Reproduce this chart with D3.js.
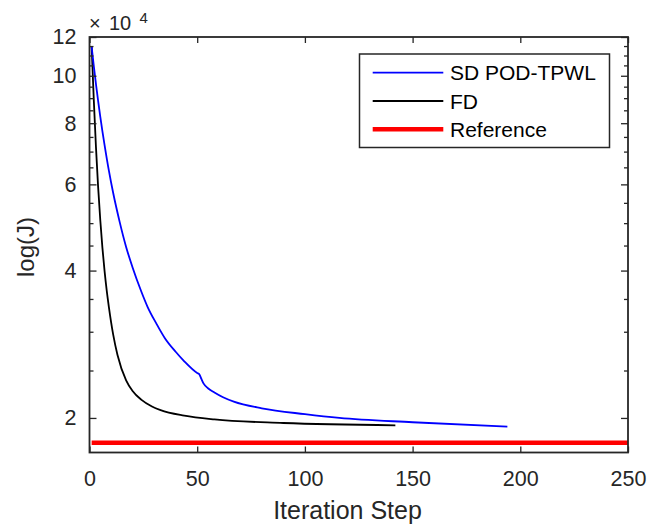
<!DOCTYPE html>
<html>
<head>
<meta charset="utf-8">
<script src="https://cdn.jsdelivr.net/npm/d3@7"></script>
<style>
  html, body { margin: 0; padding: 0; background: #fff; }
  svg { display: block; font-family: "Liberation Sans", Arial, Helvetica, sans-serif; }
</style>
</head>
<body>
<svg id="chart" width="661" height="527"></svg>
<script>
// ---- data (J values in units of 10^4) ----
const sdIter = [1, 2, 3, 4, 5, 6, 7, 9, 11, 14, 17, 20, 24, 27, 31, 35, 40, 44, 50, 51, 52, 53, 55, 58, 62, 67, 80, 100, 116, 150, 194];
const sdVal  = [11.45, 10.46, 9.61, 8.886, 8.25, 7.70, 7.22, 6.40, 5.76, 5.03, 4.47, 4.06, 3.63, 3.37, 3.12, 2.91, 2.73, 2.61, 2.47, 2.455, 2.40, 2.35, 2.30, 2.255, 2.205, 2.16, 2.093, 2.036, 2.0, 1.96, 1.92];
const fdIter = [1, 2, 3, 4, 5, 6, 7, 8, 9, 11, 13, 17, 20, 24, 29, 33, 44, 58, 90, 142];
const fdVal  = [11.45, 8.91, 7.15, 5.93, 5.075, 4.45, 3.99, 3.64, 3.37, 2.96, 2.69, 2.387, 2.271, 2.18, 2.111, 2.075, 2.022, 1.986, 1.953, 1.932];
const refIter = [1, 250];
const refVal  = [1.78, 1.78];
const seriesNames = ["SD POD-TPWL", "FD", "Reference"];
const xTicks = [0, 50, 100, 150, 200, 250];
const yTicks = [2, 4, 6, 8, 10, 12];
const yMinor = [2.5, 3, 3.5, 4.5, 5, 5.5, 6.5, 7, 7.5, 8.5, 9, 9.5, 10.5, 11, 11.5];
const scaleExp = 4;

// ---- layout ----
const L = 89.5, R = 628, T = 37, B = 452.5;
const svg = d3.select("#chart");
const x = d3.scaleLinear().domain([0, 250]).range([L, R]);
const y = d3.scaleLog().domain([1.7, 12]).range([B, T]);
const axisColor = "#262626";

const toPts = (it, v) => it.map((d, i) => [d, v[i]]);
const line = d3.line().x(d => x(d[0])).y(d => y(d[1])).curve(d3.curveMonotoneX);

const plot = svg.append("g");
plot.append("path").datum(toPts(refIter, refVal)).attr("d", d3.line().x(d => x(d[0])).y(d => y(d[1])))
  .attr("fill", "none").attr("stroke", "#ff0000").attr("stroke-width", 4.5);
plot.append("path").datum(toPts(fdIter, fdVal)).attr("d", line)
  .attr("fill", "none").attr("stroke", "#000").attr("stroke-width", 1.8);
plot.append("path").datum(toPts(sdIter, sdVal)).attr("d", line)
  .attr("fill", "none").attr("stroke", "#0000ff").attr("stroke-width", 1.8);

// ---- axes ----
function styleAxis(g) {
  g.select(".domain").remove();
  g.selectAll("line").attr("stroke", axisColor).attr("stroke-width", 1.3);
  g.selectAll("text").attr("fill", axisColor).style("font-size", "21.5px");
}
svg.append("g").attr("transform", `translate(0,${B})`)
  .call(d3.axisBottom(x).tickValues(xTicks).tickSize(-6).tickPadding(18).tickFormat(d3.format("d")))
  .call(styleAxis);
svg.append("g").attr("transform", `translate(0,${T})`)
  .call(d3.axisTop(x).tickValues(xTicks).tickSize(-6).tickFormat(""))
  .call(styleAxis);
svg.append("g").attr("transform", `translate(${L},0)`)
  .call(d3.axisLeft(y).tickValues(yTicks).tickSize(-7).tickPadding(13).tickFormat(d3.format("d")))
  .call(styleAxis);
svg.append("g").attr("transform", `translate(${R},0)`)
  .call(d3.axisRight(y).tickValues(yTicks).tickSize(-7).tickFormat(""))
  .call(styleAxis);
svg.append("g").attr("transform", `translate(${L},0)`)
  .call(d3.axisLeft(y).tickValues(yMinor).tickSize(-4).tickFormat(""))
  .call(styleAxis);
svg.append("g").attr("transform", `translate(${R},0)`)
  .call(d3.axisRight(y).tickValues(yMinor).tickSize(-4).tickFormat(""))
  .call(styleAxis);

svg.append("rect").attr("x", L).attr("y", T).attr("width", R - L).attr("height", B - T)
  .attr("fill", "none").attr("stroke", axisColor).attr("stroke-width", 1.8);

// exponent label
const ex = svg.append("text").attr("fill", axisColor);
ex.append("tspan").attr("x", 89).attr("y", 30).style("font-size", "20px").text("×");
ex.append("tspan").attr("x", 109).attr("y", 30).style("font-size", "20px").text("10");
ex.append("tspan").attr("x", 139.5).attr("y", 23).style("font-size", "15px").text(scaleExp);

// axis labels
svg.append("text").attr("x", 347.5).attr("y", 519).attr("text-anchor", "middle")
  .attr("fill", axisColor).style("font-size", "25px").text("Iteration Step");
svg.append("text").attr("transform", "translate(34,247) rotate(-90)").attr("text-anchor", "middle")
  .attr("fill", axisColor).style("font-size", "24px").text("log(J)");

// ---- legend ----
const lg = svg.append("g");
lg.append("rect").attr("x", 359.5).attr("y", 54).attr("width", 250).attr("height", 93.5)
  .attr("fill", "#fff").attr("stroke", axisColor).attr("stroke-width", 1.5);
const colors = ["#0000ff", "#000", "#ff0000"];
const widths = [1.8, 1.8, 4.5];
const ly = [72.7, 101, 129.3];
seriesNames.forEach((name, i) => {
  lg.append("line").attr("x1", 372.7).attr("x2", 443.3).attr("y1", ly[i]).attr("y2", ly[i])
    .attr("stroke", colors[i]).attr("stroke-width", widths[i]);
  lg.append("text").attr("x", 450).attr("y", ly[i]).attr("dy", "0.36em")
    .attr("fill", "#000").style("font-size", "21px").text(name);
});
</script>
</body>
</html>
--------------------------------
● **GIVEN PROBLEM**: Leave out all pictures, then copy the remaining material exactly.

● **COMPLETE OUTPUT**:
Reproduce this chart with D3.js.
<!DOCTYPE html>
<html>
<head>
<meta charset="utf-8">
<script src="https://cdn.jsdelivr.net/npm/d3@7"></script>
<style>
  html, body { margin: 0; padding: 0; background: #fff; }
  svg { display: block; font-family: "Liberation Sans", Arial, Helvetica, sans-serif; }
</style>
</head>
<body>
<svg id="chart" width="661" height="527"></svg>
<script>
// ---- data (J values in units of 10^4) ----
const sdIter = [1, 2, 3, 4, 5, 6, 7, 9, 11, 14, 17, 20, 24, 27, 31, 35, 40, 44, 50, 51, 52, 53, 55, 58, 62, 67, 80, 100, 116, 150, 194];
const sdVal  = [11.45, 10.46, 9.61, 8.886, 8.25, 7.70, 7.22, 6.40, 5.76, 5.03, 4.47, 4.06, 3.63, 3.37, 3.12, 2.91, 2.73, 2.61, 2.47, 2.455, 2.40, 2.35, 2.30, 2.255, 2.205, 2.16, 2.093, 2.036, 2.0, 1.96, 1.92];
const fdIter = [1, 2, 3, 4, 5, 6, 7, 8, 9, 11, 13, 17, 20, 24, 29, 33, 44, 58, 90, 142];
const fdVal  = [11.45, 8.91, 7.15, 5.93, 5.075, 4.45, 3.99, 3.64, 3.37, 2.96, 2.69, 2.387, 2.271, 2.18, 2.111, 2.075, 2.022, 1.986, 1.953, 1.932];
const refIter = [1, 250];
const refVal  = [1.78, 1.78];
const seriesNames = ["SD POD-TPWL", "FD", "Reference"];
const xTicks = [0, 50, 100, 150, 200, 250];
const yTicks = [2, 4, 6, 8, 10, 12];
const yMinor = [2.5, 3, 3.5, 4.5, 5, 5.5, 6.5, 7, 7.5, 8.5, 9, 9.5, 10.5, 11, 11.5];
const scaleExp = 4;

// ---- layout ----
const L = 89.5, R = 628, T = 37, B = 452.5;
const svg = d3.select("#chart");
const x = d3.scaleLinear().domain([0, 250]).range([L, R]);
const y = d3.scaleLog().domain([1.7, 12]).range([B, T]);
const axisColor = "#262626";

const toPts = (it, v) => it.map((d, i) => [d, v[i]]);
const line = d3.line().x(d => x(d[0])).y(d => y(d[1])).curve(d3.curveMonotoneX);

const plot = svg.append("g");
plot.append("path").datum(toPts(refIter, refVal)).attr("d", d3.line().x(d => x(d[0])).y(d => y(d[1])))
  .attr("fill", "none").attr("stroke", "#ff0000").attr("stroke-width", 4.5);
plot.append("path").datum(toPts(fdIter, fdVal)).attr("d", line)
  .attr("fill", "none").attr("stroke", "#000").attr("stroke-width", 1.8);
plot.append("path").datum(toPts(sdIter, sdVal)).attr("d", line)
  .attr("fill", "none").attr("stroke", "#0000ff").attr("stroke-width", 1.8);

// ---- axes ----
function styleAxis(g) {
  g.select(".domain").remove();
  g.selectAll("line").attr("stroke", axisColor).attr("stroke-width", 1.3);
  g.selectAll("text").attr("fill", axisColor).style("font-size", "21.5px");
}
svg.append("g").attr("transform", `translate(0,${B})`)
  .call(d3.axisBottom(x).tickValues(xTicks).tickSize(-6).tickPadding(18).tickFormat(d3.format("d")))
  .call(styleAxis);
svg.append("g").attr("transform", `translate(0,${T})`)
  .call(d3.axisTop(x).tickValues(xTicks).tickSize(-6).tickFormat(""))
  .call(styleAxis);
svg.append("g").attr("transform", `translate(${L},0)`)
  .call(d3.axisLeft(y).tickValues(yTicks).tickSize(-7).tickPadding(13).tickFormat(d3.format("d")))
  .call(styleAxis);
svg.append("g").attr("transform", `translate(${R},0)`)
  .call(d3.axisRight(y).tickValues(yTicks).tickSize(-7).tickFormat(""))
  .call(styleAxis);
svg.append("g").attr("transform", `translate(${L},0)`)
  .call(d3.axisLeft(y).tickValues(yMinor).tickSize(-4).tickFormat(""))
  .call(styleAxis);
svg.append("g").attr("transform", `translate(${R},0)`)
  .call(d3.axisRight(y).tickValues(yMinor).tickSize(-4).tickFormat(""))
  .call(styleAxis);

svg.append("rect").attr("x", L).attr("y", T).attr("width", R - L).attr("height", B - T)
  .attr("fill", "none").attr("stroke", axisColor).attr("stroke-width", 1.8);

// exponent label
const ex = svg.append("text").attr("fill", axisColor);
ex.append("tspan").attr("x", 89).attr("y", 30).style("font-size", "20px").text("×");
ex.append("tspan").attr("x", 109).attr("y", 30).style("font-size", "20px").text("10");
ex.append("tspan").attr("x", 139.5).attr("y", 23).style("font-size", "15px").text(scaleExp);

// axis labels
svg.append("text").attr("x", 347.5).attr("y", 519).attr("text-anchor", "middle")
  .attr("fill", axisColor).style("font-size", "25px").text("Iteration Step");
svg.append("text").attr("transform", "translate(34,247) rotate(-90)").attr("text-anchor", "middle")
  .attr("fill", axisColor).style("font-size", "24px").text("log(J)");

// ---- legend ----
const lg = svg.append("g");
lg.append("rect").attr("x", 359.5).attr("y", 54).attr("width", 250).attr("height", 93.5)
  .attr("fill", "#fff").attr("stroke", axisColor).attr("stroke-width", 1.5);
const colors = ["#0000ff", "#000", "#ff0000"];
const widths = [1.8, 1.8, 4.5];
const ly = [72.7, 101, 129.3];
seriesNames.forEach((name, i) => {
  lg.append("line").attr("x1", 372.7).attr("x2", 443.3).attr("y1", ly[i]).attr("y2", ly[i])
    .attr("stroke", colors[i]).attr("stroke-width", widths[i]);
  lg.append("text").attr("x", 450).attr("y", ly[i]).attr("dy", "0.36em")
    .attr("fill", "#000").style("font-size", "21px").text(name);
});
</script>
</body>
</html>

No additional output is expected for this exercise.